Global Equity Strategy

If it makes you happy
The psychology of happiness

We seek to explore one of Adam Smith’s obsessions: what it means to be happy. We also discuss why that’s important to investors, and how we can seek to improve our own levels of happiness.

It seems that this German-British concern has decided that happiness encourages sound investment practices and is thus in its clients' best interests. Bloody nice of them. In good Anglo-Germanic fashion, they've provided ten handy rules. I excerpt them, along with a few of the footnotes (I'll let you examine the bar graphs and pie charts on your own):

• Don’t equate happiness with money. People adapt to income shifts relatively quickly, the long lasting benefits are essentially zero.
• Exercise regularly. Taking regular exercise generates further energy, and stimulates the mind and the body.
• Have sex (preferably with someone you love).
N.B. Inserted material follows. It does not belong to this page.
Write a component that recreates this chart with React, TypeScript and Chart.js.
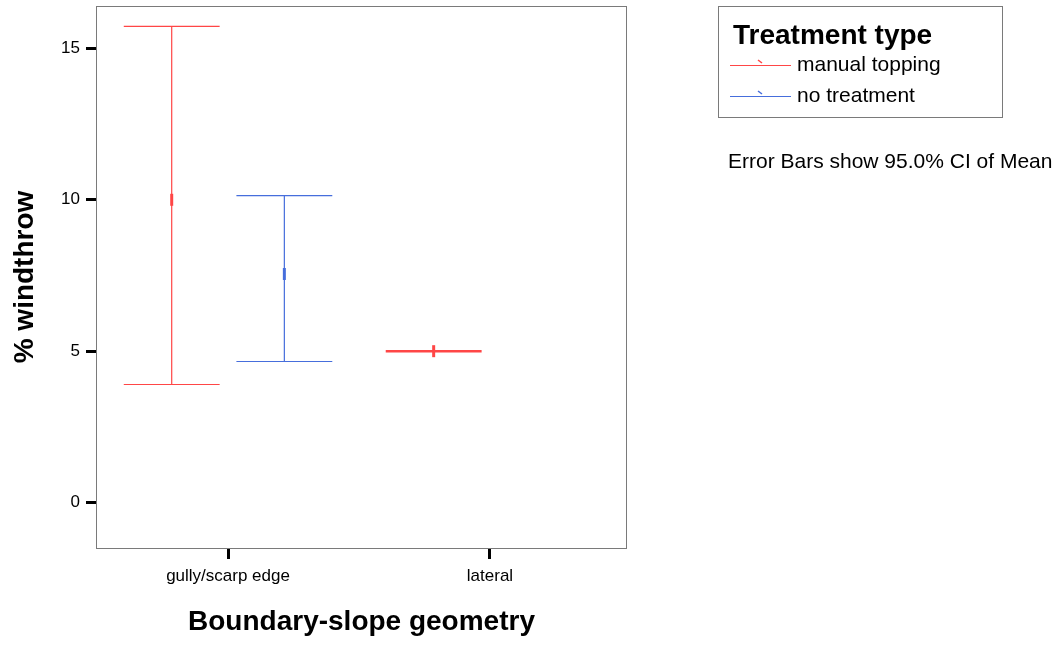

Sex is consistently rated as amongst the highest generators of happiness.
• Devote time and effort to close relationships. Close relationships require work and effort, but pay vast rewards in terms of happiness.
• Pause for reflection, meditate on the good things in life. Simple reflection on the good aspects of life helps prevent hedonic adaptation.
• Seek work that engages your skills, look to enjoy your job. It makes sense to do something you enjoy. This in turn is likely to allow you to flourish at your job, creating a pleasant feedback loop.
• Give your body the sleep it needs.
• Don’t pursue happiness for its own sake, enjoy the moment. Faulty perceptions of what makes you happy, may lead to the wrong pursuits. Additionally, activities may become a means to an end, rather than something to be enjoyed, defeating the purpose in the first place.
• Take control of your life, set yourself achievable goals.
• Remember to follow all the rules.


7 In Kahneman, Krueger, Schkade, Schwarz and Stone (2003) Measuring the quality of life, the authors found that among a sample of 1000 employed women that sex was rated retrospectively as the activity that produces the largest amount of happiness. Commuting turns out to be the least pleasurable activity. Also Blanchflower and Oswald (2004) Money, Sex and Happiness, find that sexual activity enters strongly into happiness equations.

The information and opinions in this report constitute judgment as at the date of this report and are subject to change without notice.

I love the implied imperative voice: "Exercise! Pause! Have sex! Reflect! Sleep!" And of course the last rule is the most German of all. "Rules! Rules vich must be obeyed at all costs!" I'm also gratified to see that there is now empirical evidence to support the heretofor-unsubstantiated notion that "sexual activity enters strongly into happiness equations."

So.... There it is. Whaddya all waiting for? GET TO IT! JETZT! MACHT SCHNELL!